At the time I didn’t know what I do now. The greatest lesson that you could learn about your appearance.
People won’t like you for how you choose to wear your hair or makeup, what celebrity you try to look like, or what brands you choose to wear. They will like you when you choose to embrace yourself and feel confident in who you are and the features that you have.
I wasn’t confident in who I was as a Teenage girl, so I chose to wear makeup in hopes that it would help others to want to be around me and then I would be confident. Not only was this a bad reason to wear makeup, but it didn’t make me liked anymore because when it came down to it, I wasn’t embracing who I was.

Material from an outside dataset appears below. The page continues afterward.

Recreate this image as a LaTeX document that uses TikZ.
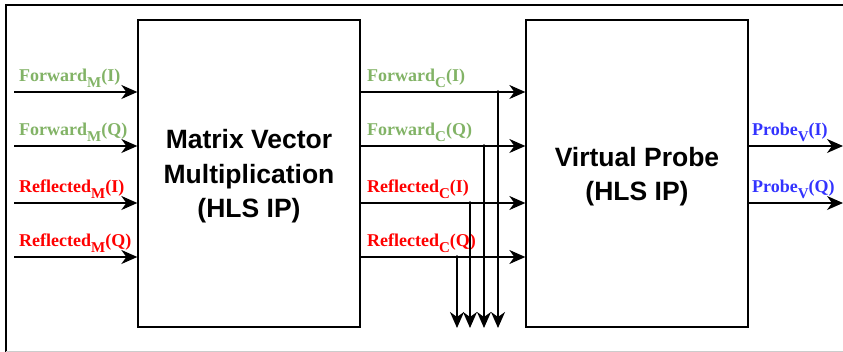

Makeup In The Beauty Industry
As I became a young adult, my love for makeup grew, even more, taking me to makeup artistry school. I learned how to properly apply and wear makeup that looked flattering on my face and how to create different looks for different occasions.
It was through this time that I really dove into the beauty industry and started to recognize how much negative messages there were about body image. I realized that we are constantly fed with images of what we should look like and how we should “make” ourselves appear. Unfortunately, this is hidden behind one very attractive word “trending”.
The definition of the word “Trending” means what is popular now. It’s the new up and coming, and the message is that we should be apart of it if we are to be modern and attractive.
Somehow we have let this define how we should look and what we should wear, and if we don’t look this way then we aren’t modern or attractive.
When you ask yourself why you are wearing something that is classed as “modern” or “on trend” is it because that’s what everyone is trying and you want to be apart of that group? Maybe you will be liked if you appear more trendy? Or is it because it feels like something that represents you? Wearing things that are on trend isn’t bad, it’s about your reasons behind why you are wearing it.
One classic example of how “on trend” is a false representation of true beauty, is all the eyebrow trends in 2017. It got to the point where people were starting to respond with “this is ridiculous.” Some were classed as “fun” but really, how your eyebrows looked, became such an obsession that what was new became the must-try thing each day.
Coming To Terms With Makeup & Self Esteem
As I started to discover more about what it means to embrace true beauty and have positive self-esteem, I started to take a closer look at why I was wearing makeup. At this time I’ll be honest, I didn’t represent myself well. I was at the beginning of the self-esteem journey and was therefore not so confident in who I really was inside.
I chose to wear makeup a lot because I felt that I needed to hide my freckles, or to add colour to my light complexion skin as so many other “attractive” girls didn’t have these features.
What I can tell you now is that back then when I would get compliments on my makeup I would feel grateful for the compliment but it would remind me of what I was hiding that I didn’t want others to see. However, now when I don’t wear makeup on days because I don’t feel like wearing it that day, I get compliments on my freckles and my complexion and I feel SO grateful for the compliment because it’s towards what I choose to show about who I am. It reminds me that it feels good for me to embrace my unique beauty instead of hiding it.
My Reason For Wearing Makeup
Wearing makeup for me has become a way to bring out my features and represent who I feel like on the inside. I am able to create looks that make me feel confident in myself and to like the way that I look not based on trends or what someone else defined as attractive.
I encourage you to take a look at why you wear makeup. What’s your story and why did you start wearing it? Are you following trends to fit in or are you finding ways to wear makeup that makes you feel good about the way that you look and your unique features?